Performance of nanofluid-based photovoltaic/thermal systems: A review

Abstract

Recently, applying nanofluids in PV/T systems for improving the performance of these systems has been fascinating many researchers. In this kind of research, nanofluids are employed in the PV/T systems as coolant or optical filter. To emphasis the capability of the nanofluids in PV/T systems, the present study aims first, to comprehensively review the features, structures, and the outcomes of PV/T system that applied nanofluids and investigated the effectiveness of nanofluids, and second, to comprehensively analyze the effective parameters on the performance of a nanofluid-based flat plate photovoltaic/thermal system in both laminar and turbulent regime.

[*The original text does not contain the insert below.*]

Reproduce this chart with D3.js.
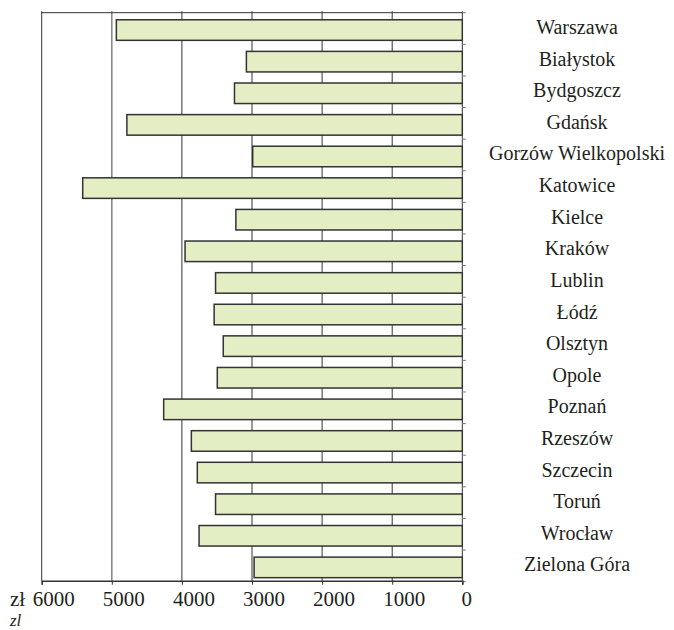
<!DOCTYPE html>
<html>
<head>
<meta charset="utf-8">
<title>Wynagrodzenia</title>
<script src="https://cdn.jsdelivr.net/npm/d3@7"></script>
<style>
    body { margin: 0; background: #fff; }
    .grid line { stroke: #333; stroke-width: 1; }
    .bar { fill: #e4eec4; stroke: #333; stroke-width: 1.5; }
</style>
</head>
<body>
<script>
// cities top to bottom and the bar values (zł)
var cities = ["Warszawa", "Białystok", "Bydgoszcz", "Gdańsk", "Gorzów Wielkopolski",
    "Katowice", "Kielce", "Kraków", "Lublin", "Łódź", "Olsztyn", "Opole", "Poznań",
    "Rzeszów", "Szczecin", "Toruń", "Wrocław", "Zielona Góra"];
var values = [4935, 3080, 3250, 4785, 2990, 5415, 3230, 3955, 3520, 3540, 3410,
    3495, 4260, 3865, 3780, 3520, 3755, 2970];
var xTicks = [6000, 5000, 4000, 3000, 2000, 1000, 0];

var width = 674, height = 630;
var plotLeft = 41.7, plotRight = 462.3, plotTop = 12.7, plotBottom = 580.7;
var labelFont = "'Liberation Serif'";
var textColor = "#231f20";

var svg = d3.select("body").append("svg")
    .attr("width", width)
    .attr("height", height);

var x = d3.scaleLinear().domain([6000, 0]).range([plotLeft, plotRight]);
var y = d3.scaleBand().domain(cities).range([plotTop, plotBottom])
    .paddingInner(0.35).paddingOuter(0.16).align(0.7);

// vertical grid lines
var grid = svg.append("g").attr("class", "grid");
grid.selectAll("line.v")
    .data(xTicks)
    .enter().append("line")
    .attr("class", "v")
    .attr("x1", function (d) { return x(d); })
    .attr("x2", function (d) { return x(d); })
    .attr("y1", plotTop - 1.5)
    .attr("y2", plotBottom)
    .style("stroke", function (d) { return d === 5000 ? "#8a8a8a" : null; })
    .style("stroke-width", function (d) { return d === 5000 ? 1.6 : null; });

// top border
grid.append("line")
    .attr("x1", plotLeft).attr("x2", plotRight)
    .attr("y1", plotTop).attr("y2", plotTop);

// small ticks to the right of the zero line
var step = y.step();
grid.selectAll("line.rt")
    .data(d3.range(cities.length + 1))
    .enter().append("line")
    .attr("class", "rt")
    .attr("x1", plotRight).attr("x2", plotRight + 3.5)
    .attr("y1", function (i) { return plotTop + i * step; })
    .attr("y2", function (i) { return plotTop + i * step; })
    .style("stroke", "#777");

// bars
svg.selectAll("rect.bar")
    .data(values)
    .enter().append("rect")
    .attr("class", "bar")
    .attr("x", function (d) { return x(d); })
    .attr("y", function (d, i) { return y(cities[i]); })
    .attr("width", function (d) { return x(0) - x(d); })
    .attr("height", y.bandwidth());

// bottom axis, labels sit a little right of their ticks like in the print
var xAxis = d3.axisBottom(x)
    .tickValues(xTicks)
    .tickSize(4)
    .tickFormat(d3.format("d"));

var axisG = svg.append("g")
    .attr("transform", "translate(0," + plotBottom + ")")
    .call(xAxis);
axisG.select(".domain").attr("stroke", "#333").attr("stroke-width", 1.5);
axisG.selectAll(".tick line").attr("stroke", "#333");
axisG.selectAll(".tick text")
    .style("font-family", labelFont)
    .style("font-size", "21px")
    .style("fill", textColor)
    .attr("dy", "0.85em")
    .attr("dx", function (d) { return d === 0 ? 4 : 11.5; });

// currency unit before the first tick label, and the italic note below it
svg.append("text")
    .attr("x", 10)
    .attr("y", plotBottom + 7 + 21 * 0.85)
    .style("font-family", labelFont)
    .style("font-size", "21px")
    .style("fill", textColor)
    .text("zł");

svg.append("text")
    .attr("x", 10)
    .attr("y", 626)
    .style("font-family", labelFont)
    .style("font-size", "17px")
    .style("font-style", "italic")
    .style("fill", textColor)
    .text("zl");

// city labels
svg.selectAll("text.city")
    .data(cities)
    .enter().append("text")
    .attr("class", "city")
    .attr("x", 577)
    .attr("y", function (d) { return y(d) + y.bandwidth() / 2 + 4; })
    .attr("text-anchor", "middle")
    .style("font-family", labelFont)
    .style("font-size", "20px")
    .style("fill", textColor)
    .text(function (d) { return d; });
</script>
</body>
</html>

In this study, with respect to literature, a vast attempt has been done to study the effects of nanofluids parameters including volume fraction (0–4%), size (21nm and 100nm) and type of nanoparticles (TiO2 and Al2O3), as well as type of base fluid (water and mixture of ethylene glycol-water). The accuracy of proposed mathematical model was demonstrated through the comparison of predicted results and the available data in the literature. It can be concluded from the results that, to improve the performance of the system, adding nanoparticles is more efficient in laminar regime compared to turbulent one. The results also indicated that using nanoparticles of larger diameter leads to greater total energy and exergy efficiency in the turbulent regime, while contrary behavior is observed in laminar flow. Moreover, it was observed that employing aluminum oxide in nanofluids improves the system performance more than titanium oxide, where water based nanofluids show higher energy and exergy efficiency compared to ethylene glycol-water based nanofluids.